To look at it direct was painful. Its effect, however, was fully appreciated, by observing the brilliancy it imparted to the natural colours of foreign moths and butterflies in a case suspended against the wall. Had they been in fluttering existence, winging their way through tropical sunlight, they could not have looked more bright and beautiful. Another pleasing proof of the power of the electric light was the distance, through the window, it penetrated the outer darkness, shooting over the lawn; but now softened into the sweetest moonlight, and yet clothing the shrubs and turf with intense green. ("Electrical Soirée," Literary Gazette, 1843, 27: 352)

Along with the light, the whole panoply of electrical effects was spectacularly on show: electromagnetic machines, electrotypes, specimens of Andrew Crosse's notorious acarus crossii and electrically-produced crystals. Events like this both displayed and defined the electrical universe. By putting electricity on show, Gassiot and his fellow-members of the London Electrical Society were putting it and its artefacts into context.
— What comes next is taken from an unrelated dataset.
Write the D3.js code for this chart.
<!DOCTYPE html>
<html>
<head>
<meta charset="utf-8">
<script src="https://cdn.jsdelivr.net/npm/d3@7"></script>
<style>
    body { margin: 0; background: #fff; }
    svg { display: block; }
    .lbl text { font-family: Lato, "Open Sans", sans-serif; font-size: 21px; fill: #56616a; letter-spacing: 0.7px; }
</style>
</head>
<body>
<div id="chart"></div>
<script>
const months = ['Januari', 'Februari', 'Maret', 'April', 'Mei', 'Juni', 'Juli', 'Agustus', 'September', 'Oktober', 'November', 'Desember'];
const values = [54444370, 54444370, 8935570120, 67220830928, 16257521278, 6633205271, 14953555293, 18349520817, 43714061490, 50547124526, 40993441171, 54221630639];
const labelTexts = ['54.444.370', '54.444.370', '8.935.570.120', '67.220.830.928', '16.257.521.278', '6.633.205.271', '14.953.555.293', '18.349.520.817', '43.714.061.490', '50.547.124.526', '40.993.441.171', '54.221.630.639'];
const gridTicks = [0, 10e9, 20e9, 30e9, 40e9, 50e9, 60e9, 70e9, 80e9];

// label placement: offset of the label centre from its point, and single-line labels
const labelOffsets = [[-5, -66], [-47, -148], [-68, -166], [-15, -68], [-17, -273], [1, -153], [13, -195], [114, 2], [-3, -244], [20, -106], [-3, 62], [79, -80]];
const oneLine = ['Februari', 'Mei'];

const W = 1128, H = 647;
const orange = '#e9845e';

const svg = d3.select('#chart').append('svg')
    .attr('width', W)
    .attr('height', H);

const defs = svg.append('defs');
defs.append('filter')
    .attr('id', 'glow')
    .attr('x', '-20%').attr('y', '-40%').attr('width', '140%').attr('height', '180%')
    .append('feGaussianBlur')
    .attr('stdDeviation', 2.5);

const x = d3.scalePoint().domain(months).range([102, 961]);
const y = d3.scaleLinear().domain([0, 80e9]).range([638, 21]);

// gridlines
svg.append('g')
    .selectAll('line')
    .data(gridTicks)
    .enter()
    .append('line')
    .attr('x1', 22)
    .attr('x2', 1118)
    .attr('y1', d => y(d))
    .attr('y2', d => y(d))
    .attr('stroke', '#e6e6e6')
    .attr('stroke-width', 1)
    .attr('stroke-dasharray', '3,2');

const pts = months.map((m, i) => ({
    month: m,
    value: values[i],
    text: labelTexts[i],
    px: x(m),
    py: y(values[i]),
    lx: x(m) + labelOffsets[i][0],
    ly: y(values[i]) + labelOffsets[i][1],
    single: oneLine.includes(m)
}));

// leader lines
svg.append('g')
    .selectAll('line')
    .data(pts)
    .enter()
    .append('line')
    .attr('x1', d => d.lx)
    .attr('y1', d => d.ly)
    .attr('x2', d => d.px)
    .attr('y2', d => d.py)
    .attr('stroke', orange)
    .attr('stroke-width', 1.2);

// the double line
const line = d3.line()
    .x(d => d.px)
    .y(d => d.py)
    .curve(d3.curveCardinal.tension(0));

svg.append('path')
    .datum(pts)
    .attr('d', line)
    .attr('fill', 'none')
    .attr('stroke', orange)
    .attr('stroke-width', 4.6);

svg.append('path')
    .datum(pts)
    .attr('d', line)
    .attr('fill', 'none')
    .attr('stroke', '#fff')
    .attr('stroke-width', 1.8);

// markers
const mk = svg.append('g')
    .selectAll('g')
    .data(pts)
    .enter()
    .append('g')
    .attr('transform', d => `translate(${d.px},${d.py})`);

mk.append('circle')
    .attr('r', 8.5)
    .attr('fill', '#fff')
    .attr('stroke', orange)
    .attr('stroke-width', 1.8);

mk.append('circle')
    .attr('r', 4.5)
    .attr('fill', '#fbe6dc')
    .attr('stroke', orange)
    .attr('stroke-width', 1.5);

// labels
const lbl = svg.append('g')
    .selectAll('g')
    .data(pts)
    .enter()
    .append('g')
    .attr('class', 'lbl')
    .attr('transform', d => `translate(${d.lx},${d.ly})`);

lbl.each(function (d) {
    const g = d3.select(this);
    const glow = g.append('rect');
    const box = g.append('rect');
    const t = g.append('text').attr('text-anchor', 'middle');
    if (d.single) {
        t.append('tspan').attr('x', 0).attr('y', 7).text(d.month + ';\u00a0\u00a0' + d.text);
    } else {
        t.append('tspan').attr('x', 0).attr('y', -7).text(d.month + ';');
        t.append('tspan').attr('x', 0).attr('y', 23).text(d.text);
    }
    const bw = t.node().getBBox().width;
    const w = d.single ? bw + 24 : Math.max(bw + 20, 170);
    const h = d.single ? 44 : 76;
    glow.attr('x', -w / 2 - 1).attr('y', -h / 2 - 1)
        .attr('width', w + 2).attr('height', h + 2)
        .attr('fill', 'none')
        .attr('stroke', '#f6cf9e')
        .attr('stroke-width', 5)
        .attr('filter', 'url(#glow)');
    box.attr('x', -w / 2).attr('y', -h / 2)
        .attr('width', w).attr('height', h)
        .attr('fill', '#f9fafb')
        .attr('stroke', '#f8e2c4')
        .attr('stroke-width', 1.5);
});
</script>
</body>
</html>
This kind of showmanship remained integral to electricity throughout the Victorian period. Exhibition still mattered in the 1880s, even as Oliver Lodge demonstrated the possibilities of Hertz's newly-discovered electromagnetic waves to excited audiences in the genteel setting of the Royal Institution: "I exhibited many of the Leyden Jar experiments both to the Royal Institution and the Society of Telegraph Engineers, in a lecture on "The Discharge of a Leyden Jar," where were shown many striking experiments. The walls of the lecture-theatre, which were metallically coated, flashed and sparked, in sympathy with the waves which were being emitted by the oscillations on the lecture-table--an incident which must be remembered by many of those present. This was a novel result, surprising to myself also, and I hailed it as an illustration or demonstration of the Hertz waves." Lodge hailed Hertz's experiment as having made the electromagnetic ether into a reality: "In 1865, Maxwell stated his theory of light. Before the close of 1888 it is utterly and completely verified. Its full development is only a question of time, and labour, and skill. The whole domain of Optics is now annexed to Electricity, which has thus become as imperial science." Exhibition was a way of fixing that reality.